Cardiff RoBERTa was the stronger of the two sentiment models tested. It’s a transformer-based model trained on large-scale sentiment datasets, including tweets and product reviews, which makes it good at picking up tone, mood, and emotional nuance even when it's subtle or layered.
Compared to VADER, it handled complex sentences and ambiguous emotional cues much more accurately. In Fitzgerald’s prose, where emotion is often implied rather than stated outright, RoBERTa was better at recognizing underlying mood shifts and identifying patterns across longer passages. For this kind of literary text, it offered a deeper and more reliable read.

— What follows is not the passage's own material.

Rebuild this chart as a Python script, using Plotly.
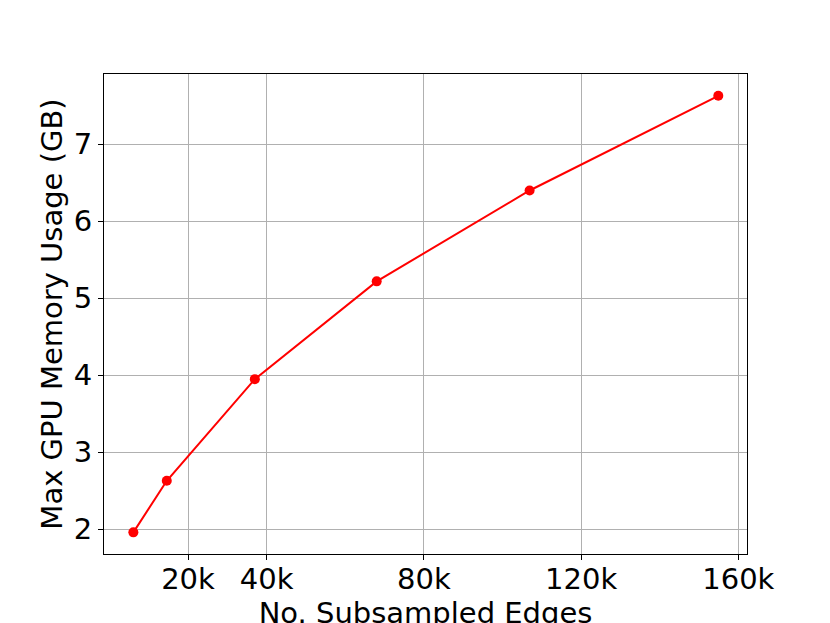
import plotly.graph_objects as go

edges_k = [6.1, 14.6, 37.0, 68.0, 106.9, 154.9]
memory_gb = [1.96, 2.63, 3.95, 5.22, 6.40, 7.63]
x_tickvals = [20, 40, 80, 120, 160]
x_ticktext = ["20k", "40k", "80k", "120k", "160k"]
y_tickvals = [2, 3, 4, 5, 6, 7]

fig = go.Figure()
fig.add_trace(go.Scatter(
    x=edges_k, y=memory_gb, mode="lines+markers",
    line=dict(color="#ff0000", width=2),
    marker=dict(color="#ff0000", size=10),
    showlegend=False,
))

font = dict(family="DejaVu Sans", size=29, color="black")
axis_common = dict(
    showline=True, linecolor="black", linewidth=1.1, mirror=True,
    ticks="outside", ticklen=5, tickwidth=1.1, tickcolor="black",
    showgrid=True, gridcolor="#b0b0b0", gridwidth=1.1,
    zeroline=False, tickfont=font, automargin=False,
)
fig.update_layout(
    width=830, height=623,
    margin=dict(l=96, r=91, t=66, b=77),
    paper_bgcolor="white", plot_bgcolor="white",
    font=font,
    xaxis=dict(range=[-1.37, 162.2], tickvals=x_tickvals, ticktext=x_ticktext,
               ticklabelstandoff=-6,
               title=dict(text="No. Subsampled Edges", font=font, standoff=2),
               **axis_common),
    yaxis=dict(range=[1.679, 7.913], tickvals=y_tickvals, ticklabelstandoff=0,
               title=dict(text="Max GPU Memory Usage (GB)", font=font, standoff=2),
               **axis_common),
)
fig.write_html("out.html")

BERTopic was the most effective method for topic modeling in this project. It uses BERT embeddings to understand the meaning of text at a deeper level, then applies clustering to group similar content into distinct topics. Unlike traditional models that rely mostly on word frequency, BERTopic captures context, phrasing, and nuance.
It consistently produced clear, interpretable topics that aligned well with each novel’s emotional and narrative structure. Compared to LDA, which struggled with vague or overlapping topics, BERTopic gave a much sharper view of how ideas evolved chapter by chapter—making it the better fit for analyzing literary texts like Fitzgerald’s.

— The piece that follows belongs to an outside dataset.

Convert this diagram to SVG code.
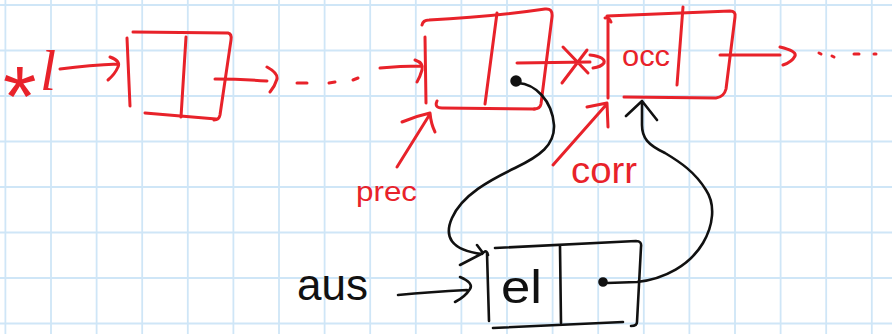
<svg xmlns="http://www.w3.org/2000/svg" width="892" height="334" viewBox="0 0 892 334">
  <style>
    .grid { stroke: #cfe6f7; stroke-width: 1.8; fill: none; }
    .red { stroke: #e8222a; stroke-width: 3; fill: none; stroke-linecap: round; stroke-linejoin: round; }
    .blk { stroke: #111; stroke-width: 2.6; fill: none; stroke-linecap: round; stroke-linejoin: round; }
    .tred { fill: #e8222a; font-family: "Liberation Sans", "DejaVu Sans", sans-serif; }
    .tblk { fill: #111; font-family: "Liberation Sans", "DejaVu Sans", sans-serif; }
  </style>

  <!-- squared paper -->
  <rect x="0" y="0" width="892" height="334" fill="#ffffff"/>
  <path class="grid" d="M5.4,0V334 M51,0V334 M96.6,0V334 M142.2,0V334 M187.8,0V334 M233.4,0V334 M279,0V334 M324.6,0V334 M370.2,0V334 M415.8,0V334 M461.4,0V334 M507,0V334 M552.6,0V334 M598.2,0V334 M643.8,0V334 M689.4,0V334 M735,0V334 M780.6,0V334 M826.2,0V334 M871.8,0V334
    M0,5H892 M0,50.5H892 M0,96H892 M0,141.5H892 M0,187H892 M0,232.5H892 M0,278H892 M0,323.5H892"/>

  <!-- head pointer label -->
  <g id="head">
    <text class="tred"><tspan x="3" y="126" font-size="86">*</tspan><tspan x="40" y="90" font-size="58" font-style="italic" font-family="Liberation Serif, serif">l</tspan></text>
  </g>

  <!-- first list node -->
  <g id="node1">
    <path class="red" d="M127,38 L130,106"/>
    <path class="red" d="M133,32 L228,33 Q232,34 231,40 L220,115 Q219,120 214,120"/>
    <path class="red" d="M145,113 L216,119"/>
    <path class="red" d="M186,37 L181,117"/>
  </g>

  <!-- node before the occurrence -->
  <g id="node2">
    <path class="red" d="M425,37 L426,103"/>
    <path class="red" d="M422,25 Q423,20 429,20 Q490,17 545,9 Q553,8 552,17 L541,104 Q540,109 534,109"/>
    <path class="red" d="M437,101 Q434,108 442,108 L535,109"/>
    <path class="red" d="M497,13 L485,104"/>
  </g>

  <!-- node holding the occurrence -->
  <g id="node3">
    <path class="red" d="M605,18 Q609,17 611,22 M608,18 L608,98"/>
    <path class="red" d="M607,16 L730,11 Q736,11 735,17 L726,89 Q724,97 716,98 L624,97"/>
    <path class="red" d="M683,7 L677,85"/>
    <text class="tred" x="622" y="66" font-size="30" textLength="48" lengthAdjust="spacingAndGlyphs">occ</text>
  </g>

  <!-- labels of the red pointers -->
  <g id="prec">
    <text class="tred" x="356" y="201" font-size="28" textLength="61" lengthAdjust="spacingAndGlyphs">prec</text>
  </g>
  <g id="corr">
    <text class="tred" x="571" y="183" font-size="36" textLength="66" lengthAdjust="spacingAndGlyphs">corr</text>
  </g>

  <!-- new element -->
  <g id="aus">
    <text class="tblk" x="297" y="300" font-size="44" textLength="71" lengthAdjust="spacingAndGlyphs">aus</text>
  </g>
  <g id="newnode">
    <path class="blk" d="M484,252 Q487,250 488,255 M487,253 L489,321"/>
    <path class="blk" d="M495,248 L636,241 Q642,241 641,247 L637,322 Q637,326 631,326"/>
    <path class="blk" d="M560,246 L561,323"/>
    <path class="blk" d="M493,328 L623,322"/>
    <text class="tblk" x="501" y="303" font-size="46" textLength="41" lengthAdjust="spacingAndGlyphs">el</text>
    <circle cx="603" cy="282" r="3.8" fill="#111" stroke="#111" stroke-width="2"/>
  </g>

  <!-- connectors -->
  <g id="connectors">
    <!-- red list links -->
    <path class="red" d="M60,69 Q90,65 118,64 M110,57 Q121,61 118,67 Q115,74 108,80"/>
    <path class="red" d="M215,79 Q240,79 267,81 M267,67 Q278,73 277,79 Q275,86 270,92"/>
    <path class="red" d="M297,83 L307,83 M329,83 L335,82 M353,80 L358,78"/>
    <path class="red" d="M380,68 Q400,66 421,66 M415,60 Q424,63 422,70 Q420,77 417,82"/>
    <path class="red" d="M517,63 L590,62 M563,47 L588,73 M587,50 L562,83 M590,55 Q606,57 604,63 Q601,67 593,68"/>
    <path class="red" d="M720,55 L780,55 M780,47 Q797,51 795,56 Q792,62 783,65"/>
    <path class="red" d="M819,53 L821,54 M832,56 L834,57 M854,54 L859,54 M874,54 L876,54"/>
    <!-- prec / corr pointers -->
    <path class="red" d="M397,167 L430,114 M402,122 Q416,116 430,113 Q431,124 435,132"/>
    <path class="red" d="M553,165 L606,105 M587,107 L607,103 L608,127"/>

    <!-- black pointers -->
    <circle cx="516" cy="81" r="4.5" fill="#111" stroke="#111" stroke-width="2.5"/>
    <path class="blk" d="M518,83 C535,84 552,100 554,125 C555,145 540,156 515,168 C490,180 462,195 452,218 C444,236 450,250 482,254 M477,245 L483,253 L460,265"/>
    <path class="blk" d="M607,283 L637,282 C665,279 690,265 703,243 C713,226 716,205 706,190 C695,172 680,162 665,153 C648,145 642,138 642,125 L642,102 M626,116 L642,101 L657,120"/>
    <path class="blk" d="M398,295 Q430,292 467,290 M460,277 Q474,283 470,289 Q465,297 455,302"/>
  </g>
</svg>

All generated charts and plots from the analysis are saved in the figures/ directory, organized by sentiment model and topic modeling approach. You can open these images to explore how sentiment and themes evolve across Fitzgerald’s novels.
This analysis uncovered clear and consistent patterns in how Fitzgerald’s novels evolve both emotionally and thematically. Across all three books, sentiment trends move from moments of introspection and romantic hope toward emotional collapse, social conflict, and existential fatigue. These arcs were especially visible in This Side of Paradise and The Beautiful and Damned, where negative sentiment builds steadily alongside themes like disillusionment, isolation, and financial decline.

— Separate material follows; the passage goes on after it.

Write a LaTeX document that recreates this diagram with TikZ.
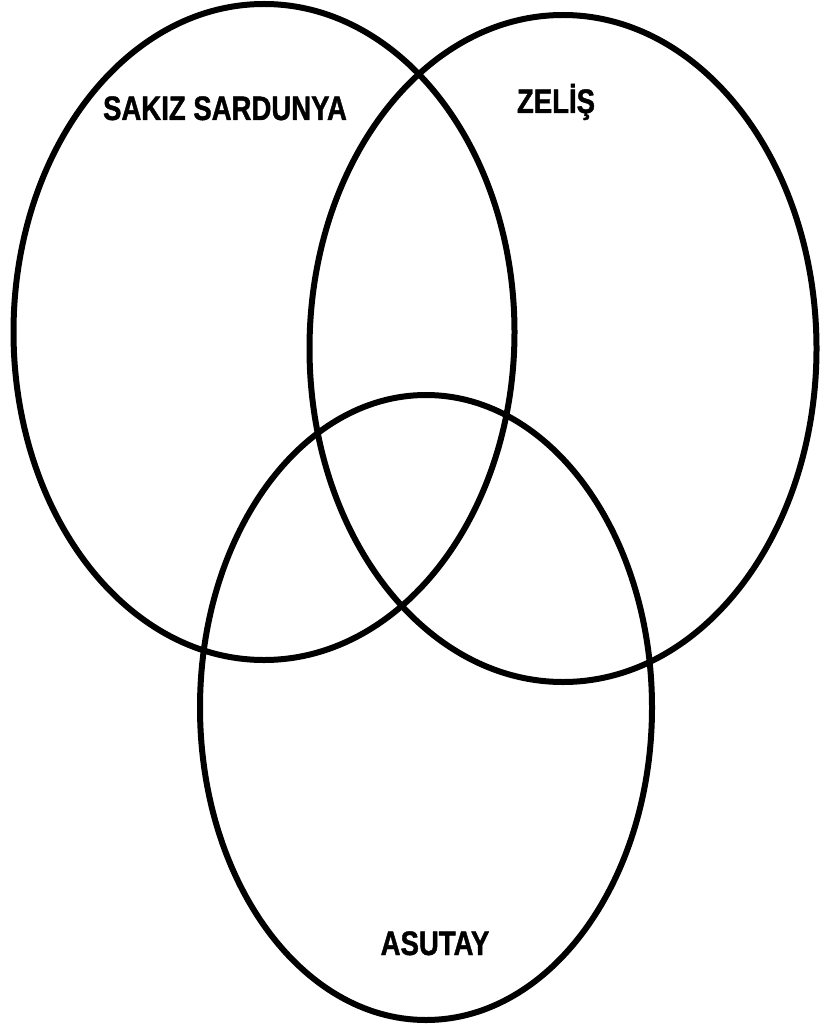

The topic modeling revealed a similar structure. Early chapters are often tied to themes like emotional reflection and relationships, while later chapters shift toward crisis, money, and interpersonal strain. BERTopic performed particularly well here, producing topic labels that align closely with narrative turning points and character development.
One of the most interesting outcomes was the interplay between sentiment and topic. Chapters marked by conflict or financial themes almost always carried negative sentiment, while those dealing with introspection or nature tended to remain neutral or slightly positive. In The Great Gatsby, this back-and-forth between emotional highs and lows mirrors the novel’s central tension between Gatsby’s idealism and the harsh reality that ultimately undoes him.
Overall, the results support a reading of Fitzgerald as a writer deeply concerned with the costs of ambition, the instability of identity, and the emotional toll of social pressure. Using NLP made it possible to map those patterns in a more structured way, not replacing close reading, but reinforcing and extending what we already know about his work.